Avec Marie-Claude Pietragalla et Eric-Emmanuel Schmitt
Mise en scène de Steve Suissa au théâtre Rive Gauche
Au théâtre Rive Gauche ce mois-ci, comme au XIVème siècle, le théâtre, la musique et la danse forment un tout artistique, qui restitue les émotions et la part de liberté qui existe dans un couple. Est-on libre d’aimer ? Aime-t-on malgré nous ? C’est à cette question existentielle universelle que tente de répondre ce couple que tout oppose a priori : « Pietra », comme Eric-Emmanuel Schmitt surnomme sa partenaire, la danseuse et chorégraphe Marie-Claude Pietragalla, étoile du ballet de l’Opéra national de Paris. Ils sont complices et respectueux l’un de l’autre : « On se soutient dans la peur, on respecte l’artiste libre et entreprenant avec lequel on partage cette aventure ». Car aucun des deux ne nie subir le trac. Et ensemble, ils sont fiers de défendre un texte humaniste, et de relever ce défi.
Lorsque l’on écrit, exercice solitaire, animé par mille voix intérieures ou que l’on danse et dirige un ballet, est-il évident d’être mis en scène au théâtre, et de s’exposer ? Marie-Claude Pietragalla affirme s’être laissée investir par son personnage, « entrer dans l’état de mon personnage » explique-t-elle, pour « exprimer l’émotion à travers le verbe et la parole tout autant que par la gestuelle ». Elle avoue avoir pris des cours de chant pour placer sa voix grave (et sensuelle), être sans cesse à l’écoute de la respiration de son partenaire, pour trouver une sensibilité commune, mais aussi attentive aux réactions du public. Eric-Emmannuel Schmitt loue ses qualités contradictoires : « un feu intérieur indomptable complété d’un contrôle et d’une exigence dignes d’une grande danseuse ». Une personnalité théâtrale, au sens noble. « Pietra » n’en finit pas de répéter, et se filme pour trouver le ton qui convient, creuser l’émotion, la sculpter. Pour Eric-Emmannuel Schmitt, le challenge était différent : «Je devais trouver ma voix-voie au premier degré, ignorer l’écrivain, quitter mon point de vue d’auteur, prendre de la hauteur ». Ce travail leur a permis de s’approprier la douleur (elle) et le plaisir (lui), la vengeance (elle), la naïveté (lui), pour atteindre « la sincérité, plus belle protestation d’amour ». Ils ont accordé leur confiance au metteur en scène Steve Suissa, tout à la fois force de proposition et dans le dialogue, ses silences s’avérant parfois plus directifs que ses paroles ou intentions. « On sait qu’on est des personnalités, mais on ne sait pas que nous sommes des acteurs, Steve rassemble, synthétise modèle tout ce qui nous compose », précise Eric-Emmaunel Schmitt, « Il fédère les énergies de deux animalités ».

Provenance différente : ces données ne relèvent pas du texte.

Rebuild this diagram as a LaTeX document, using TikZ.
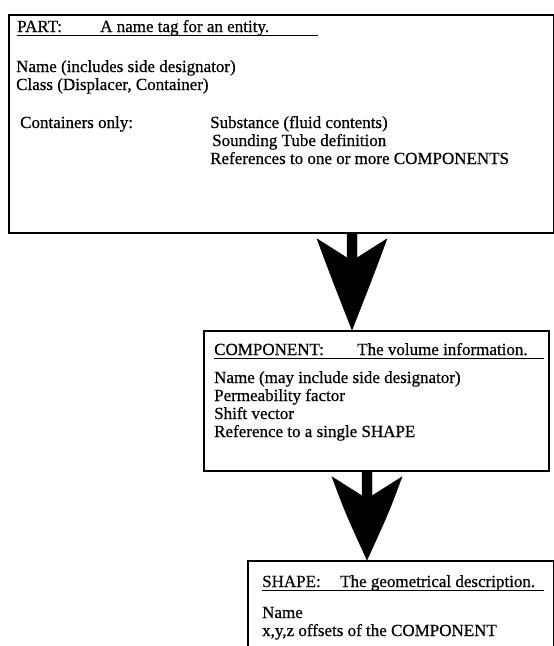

Marie-Claude Pietragalla ne croit pas au hasard, et cette rencontre avec Eric-Emmanuel Schmitt véhicule un sens. Ils partagent l’amour de la musique. Pour commencer le thème de « l’Elisir d’amore » de Gaetano Donizetti (chanté ici par Placido Domingo), qui donne son titre à la pièce, puis « Adios Nonino » d’Astor Pantaleon Piazzolla pour une ambiance plus sulfureuse, voire diabolique à mesure que les relations évoluent, et enfin Wagner, pour le lyrisme. La mort d’Iseult, dans la version Tristan et Iseult de Willhelm Furtwängler. La musique est essentielle, elle répond à une interrogation : comment provoque-t-on l’amour ? Elle permet aussi d’osciller entre classicisme et modernité, à l’instar des échanges épistolaires, qui alternent. Lettres réfléchies répondent aux courriels spontanés, voire aux sms qui prennent la forme de haïkus et qui traduisent l’instantanéité des humeurs. On en oublie la distance qui sépare ce couple, au sens propre comme au figuré. Et l’amour triomphe. La reconquête d’un amour. Mais à quel prix ! L’Elixir d’Amour existe. Le filtre opère, dès lors que l’on admet l’imperfection de cet état, que l’on cesse d’idéaliser l’amour, de le sanctuariser.